First, all it generally means is that the HR group has decided to focus its campus recruiting efforts at the school and generally just specific programs at that school. Firms have limited resources in people, time, and money and thus have to prioritize efforts. How do they set "targets" generally by some mix of these criteria:
- School has a program that teaches what they want, and that program is big enough to warrant campus recruiting or other marketing -YEP, size in the specialty/major is a big factor (why small Lib Arts schools rarely get "targeted", this doesn't mean applicants from these school are viewed as lesser).
- General reputation/prestige factor - YES this does matter, but only in total context. Further only parents and prospective students know about "rankings", firms are not buying US News and World Report to figure this; it is by general reputation in the market/field + a read on the alum working for the firm.
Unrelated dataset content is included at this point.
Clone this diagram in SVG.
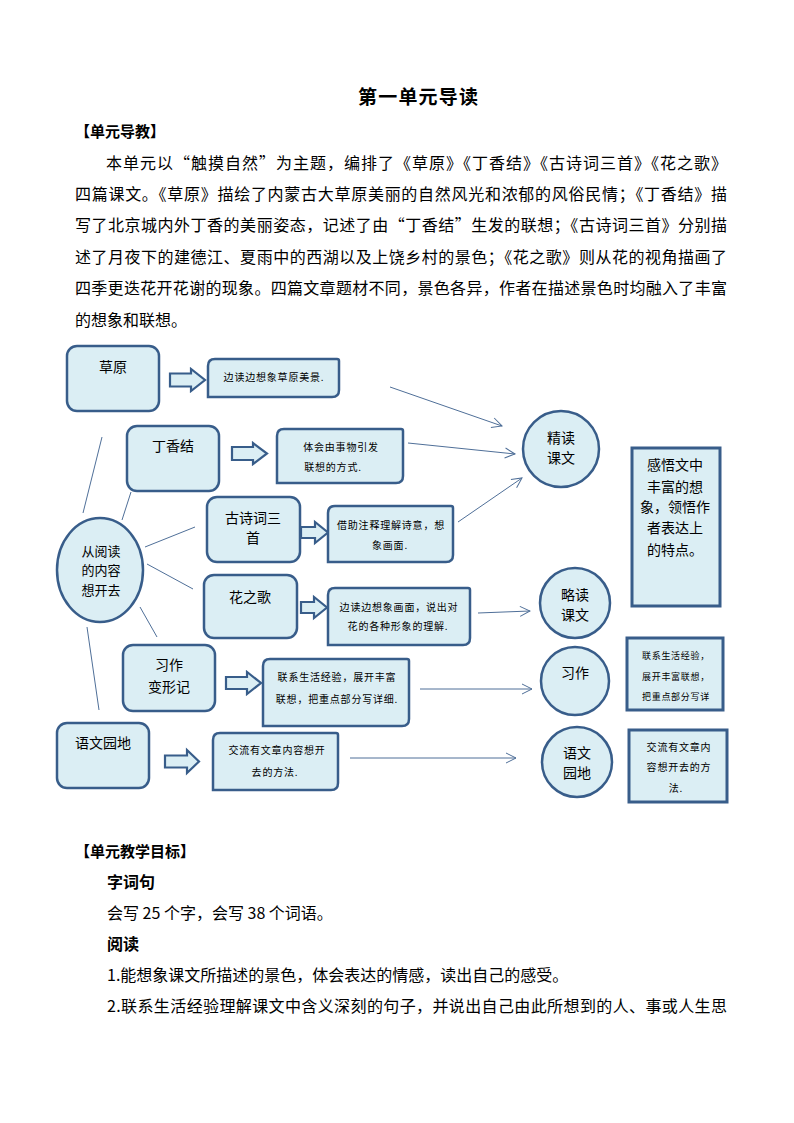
<svg xmlns="http://www.w3.org/2000/svg" width="794" height="1123" viewBox="0 0 794 1123">
<defs>
<style>
text{font-family:"Noto Sans CJK SC","Noto Sans",sans-serif;fill:#000}
.body{font-size:16px}
.h{font-size:15px;font-weight:bold}
.box{fill:#DBEEF4;stroke:#385D8A;stroke-width:2.5}
.rbox{fill:#DBEEF4;stroke:#385D8A;stroke-width:3}
.blk{fill:#DBEEF4;stroke:#385D8A;stroke-width:2.2;stroke-linejoin:miter}
.t14{font-size:14px;text-anchor:middle}
.t13{font-size:13px;text-anchor:middle}
.t10{font-size:10px;text-anchor:middle;letter-spacing:0.8px}
.t9{font-size:9px;letter-spacing:0.7px}
.ln{stroke:#4F6F98;stroke-width:1;fill:none}
.la{stroke:#4F6F98;stroke-width:1;fill:none;marker-end:url(#oa)}
</style>
<marker id="oa" viewBox="0 0 12 12" refX="11" refY="6" markerWidth="12" markerHeight="12" markerUnits="userSpaceOnUse" orient="auto">
<path d="M1,1 L11,6 L1,11" fill="none" stroke="#4F6F98" stroke-width="1"/>
</marker>
</defs>
<rect width="794" height="1123" fill="#fff"/>

<g id="text-top">
<text x="418" y="104" text-anchor="middle" font-size="19" font-weight="bold" textLength="120" lengthAdjust="spacing">第一单元导读</text>
<text x="75" y="137" class="h">【单元导教】</text>
<text x="106" y="169" class="body" textLength="621" lengthAdjust="spacing">本单元以“触摸自然”为主题，编排了《草原》《丁香结》《古诗词三首》《花之歌》</text>
<text x="75" y="200" class="body" textLength="652" lengthAdjust="spacing">四篇课文。《草原》描绘了内蒙古大草原美丽的自然风光和浓郁的风俗民情；《丁香结》描</text>
<text x="75" y="231" class="body" textLength="652" lengthAdjust="spacing">写了北京城内外丁香的美丽姿态，记述了由“丁香结”生发的联想；《古诗词三首》分别描</text>
<text x="75" y="263" class="body" textLength="652" lengthAdjust="spacing">述了月夜下的建德江、夏雨中的西湖以及上饶乡村的景色；《花之歌》则从花的视角描画了</text>
<text x="75" y="294" class="body" textLength="652" lengthAdjust="spacing">四季更迭花开花谢的现象。四篇文章题材不同，景色各异，作者在描述景色时均融入了丰富</text>
<text x="75" y="326" class="body">的想象和联想。</text>
</g>

<g id="connectors">
<line class="ln" x1="83" y1="513" x2="102" y2="437"/>
<line class="ln" x1="122" y1="520" x2="131" y2="492"/>
<line class="ln" x1="145" y1="547" x2="195" y2="527"/>
<line class="ln" x1="147" y1="564" x2="193" y2="589"/>
<line class="ln" x1="140" y1="607" x2="157" y2="637"/>
<line class="ln" x1="87" y1="627" x2="99" y2="710"/>
<line class="la" x1="390" y1="387" x2="502" y2="426"/>
<line class="la" x1="408" y1="443" x2="515" y2="454"/>
<line class="la" x1="458" y1="522" x2="522" y2="478"/>
<line class="la" x1="478" y1="613" x2="530" y2="611"/>
<line class="la" x1="420" y1="689" x2="532" y2="689"/>
<line class="la" x1="350" y1="758" x2="516" y2="758"/>
<path class="blk" d="M170,373.5 H191 V369 L205,380 L191,391 V386.5 H170 Z"/>
<path class="blk" d="M232,447 H253 V443 L267,453.5 L253,464 V460 H232 Z"/>
<path class="blk" d="M301,527 H315 V522 L328,532.5 L315,543 V538 H301 Z"/>
<path class="blk" d="M301,602 H314 V597 L327,607.5 L314,618 V613 H301 Z"/>
<path class="blk" d="M226,677 H247 V672 L261,683 L247,694 V689 H226 Z"/>
<path class="blk" d="M165,755.5 H187 V750 L199,761.5 L187,773 V767.5 H165 Z"/>
</g>

<g id="n-caoyuan">
<rect class="box" x="67" y="346" width="92" height="65" rx="10"/>
<text class="t14" x="113" y="372">草原</text>
</g>
<g id="n-dingxiangjie">
<rect class="box" x="127" y="426" width="92" height="65" rx="10"/>
<text class="t14" x="173" y="451">丁香结</text>
</g>
<g id="n-gushici">
<rect class="box" x="207" y="497" width="93" height="65" rx="10"/>
<text class="t14" x="253" y="523">古诗词三</text>
<text class="t14" x="253" y="543">首</text>
</g>
<g id="n-huazhige">
<rect class="box" x="204" y="575" width="93" height="63" rx="10"/>
<text class="t14" x="250" y="602">花之歌</text>
</g>
<g id="n-xizuo">
<rect class="box" x="123" y="645" width="92" height="66" rx="10"/>
<text class="t14" x="169" y="670">习作</text>
<text class="t14" x="169" y="692">变形记</text>
</g>
<g id="n-yuwenyuandi">
<rect class="box" x="57" y="723" width="92" height="65" rx="10"/>
<text class="t14" x="103" y="748">语文园地</text>
</g>

<g id="n-center">
<ellipse class="box" cx="100" cy="570" rx="43" ry="52"/>
<text class="t13" x="101" y="556">从阅读</text>
<text class="t13" x="101" y="575">的内容</text>
<text class="t13" x="101" y="595">想开去</text>
</g>

<g id="t-1">
<path class="box" d="M215,359 H337 Q339,359 339,361 V390 Q339,397 332,397 H208 V366 Q208,359 215,359 Z"/>
<text class="t10" x="274" y="381">边读边想象草原美景.</text>
</g>
<g id="t-2">
<path class="box" d="M284,429 H401 Q403,429 403,431 V476 Q403,483 396,483 H277 V436 Q277,429 284,429 Z"/>
<text class="t10" x="341" y="451">体会由事物引发</text>
<text class="t10" x="333" y="471">联想的方式.</text>
</g>
<g id="t-3">
<path class="box" d="M335,506 H451 Q453,506 453,508 V555 Q453,562 446,562 H328 V513 Q328,506 335,506 Z"/>
<text class="t10" x="391" y="529">借助注释理解诗意，想</text>
<text class="t10" x="390" y="549">象画面.</text>
</g>
<g id="t-4">
<path class="box" d="M335,588 H468 Q470,588 470,590 V638 Q470,645 463,645 H328 V595 Q328,588 335,588 Z"/>
<text class="t10" x="399" y="611">边读边想象画面，说出对</text>
<text class="t10" x="398" y="630">花的各种形象的理解.</text>
</g>
<g id="t-5">
<path class="box" d="M270,659 H407 Q409,659 409,661 V719 Q409,726 402,726 H263 V666 Q263,659 270,659 Z"/>
<text class="t10" x="337" y="681">联系生活经验，展开丰富</text>
<text class="t10" x="337" y="703">联想，把重点部分写详细.</text>
</g>
<g id="t-6">
<path class="box" d="M220,733 H336 Q338,733 338,735 V783 Q338,790 331,790 H213 V740 Q213,733 220,733 Z"/>
<text class="t10" x="277" y="754">交流有文章内容想开</text>
<text class="t10" x="275" y="776">去的方法.</text>
</g>

<g id="c-jingdu">
<circle class="box" cx="561" cy="449" r="38"/>
<text class="t14" x="561" y="443">精读</text>
<text class="t14" x="561" y="463">课文</text>
</g>
<g id="c-luedu">
<circle class="box" cx="575" cy="603" r="35"/>
<text class="t14" x="575" y="600">略读</text>
<text class="t14" x="575" y="620">课文</text>
</g>
<g id="c-xizuo">
<circle class="box" cx="575" cy="681" r="34"/>
<text class="t14" x="575" y="678">习作</text>
</g>
<g id="c-yuwenyuandi">
<circle class="box" cx="577" cy="762" r="35"/>
<text class="t14" x="577" y="758">语文</text>
<text class="t14" x="577" y="778">园地</text>
</g>

<g id="r-ganwu">
<rect class="rbox" x="632" y="448" width="88" height="158"/>
<text class="t14" x="675" y="470">感悟文中</text>
<text class="t14" x="675" y="492">丰富的想</text>
<text class="t14" x="675" y="512">象，领悟作</text>
<text class="t14" x="675" y="533">者表达上</text>
<text class="t14" x="675" y="555">的特点。</text>
</g>
<g id="r-lianxi">
<rect class="rbox" x="627" y="638" width="96" height="72"/>
<text class="t9" x="642" y="659">联系生活经验，</text>
<text class="t9" x="642" y="680">展开丰富联想，</text>
<text class="t9" x="642" y="700">把重点部分写详</text>
</g>
<g id="r-jiaoliu">
<rect class="rbox" x="629" y="730" width="98" height="72"/>
<text class="t10" x="679" y="751">交流有文章内</text>
<text class="t10" x="679" y="771">容想开去的方</text>
<text class="t10" x="676" y="792">法.</text>
</g>

<g id="text-bottom">
<text x="75" y="857" class="h">【单元教学目标】</text>
<text x="107" y="888" class="body" font-weight="bold">字词句</text>
<text x="107" y="919" class="body">会写 25 个字，会写 38 个词语。</text>
<text x="107" y="950" class="body" font-weight="bold">阅读</text>
<text x="107" y="981" class="body">1.能想象课文所描述的景色，体会表达的情感，读出自己的感受。</text>
<text x="107" y="1012" class="body" textLength="620" lengthAdjust="spacing">2.联系生活经验理解课文中含义深刻的句子，并说出自己由此所想到的人、事或人生思</text>
</g>
</svg>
Clearly, Ivys and Ivy-like will do better in this regard, and some firms WILL care, but really not that many, and frankly only those in major cities like NYC.
*Side-note, athletics can play a big role in this too. Clemson and LSU (and SEC in general) grads will get more looks and attention because of the TV factor. Schools get clumped by athletic association - Big Ten, SEC, and yes guess where the term "Ivy League" came from....
- Distance to the firm's office(s) - YES, driving time is maybe the biggest factor why a school may get "target" vs. other status. This is an absolute fact. NYC firms draw from schools near NYC, this shouldn't surprise anyone. Lehigh University is not an Ivy, yet it places grads on Wall Street like one, why? Location and alumni, period.
- History of finding good recruits from school - Firms like repeat business, and if they have a successful alum in their ranks they can and will be called on to help with campus recruiting by speaking, attending job fairs, and networking with prior professors. This clearly benefits the Ivys and other old schools with deep, well-connected alumni basis. BUT it also benefits large state schools (correlates to size also), OSU, ASU, FSU are all large but not really near big cities, they still get "target" status by firms nationally due to size and history. It can also benefit smaller schools if they can consistently provide good hires, like Lehigh as stated above.
- Target status can vary regionally - The NYC office may have one list, but the LA office may have a totally different one. This is very true at my firm, each office focuses on schools close to it. How this may impact you getting to the office/job you want will vary firm to firm, but it will be easier to get a job close to where you went to school than far away. This is how people should actually choose where to go to school (rant for a different day)
So what does a school really provide? NETWORK, that is the real benefit or lack thereof to any school. The Ivys do get a leg-up in this regard, it's their history. Big state schools and larger known privates do also (like Duke, Vandy, etc.). BUT, this implies NO disadvantage to a grad of lesser known school. It just means they may need to build their own network, not hard to do these days. 20-30 years ago, it would have been much harder.
So please, readers, posters and commentators on WSO, stop defining YOURSELF as "target" or "non-target". If firms aren't doing this, you shouldn't be either.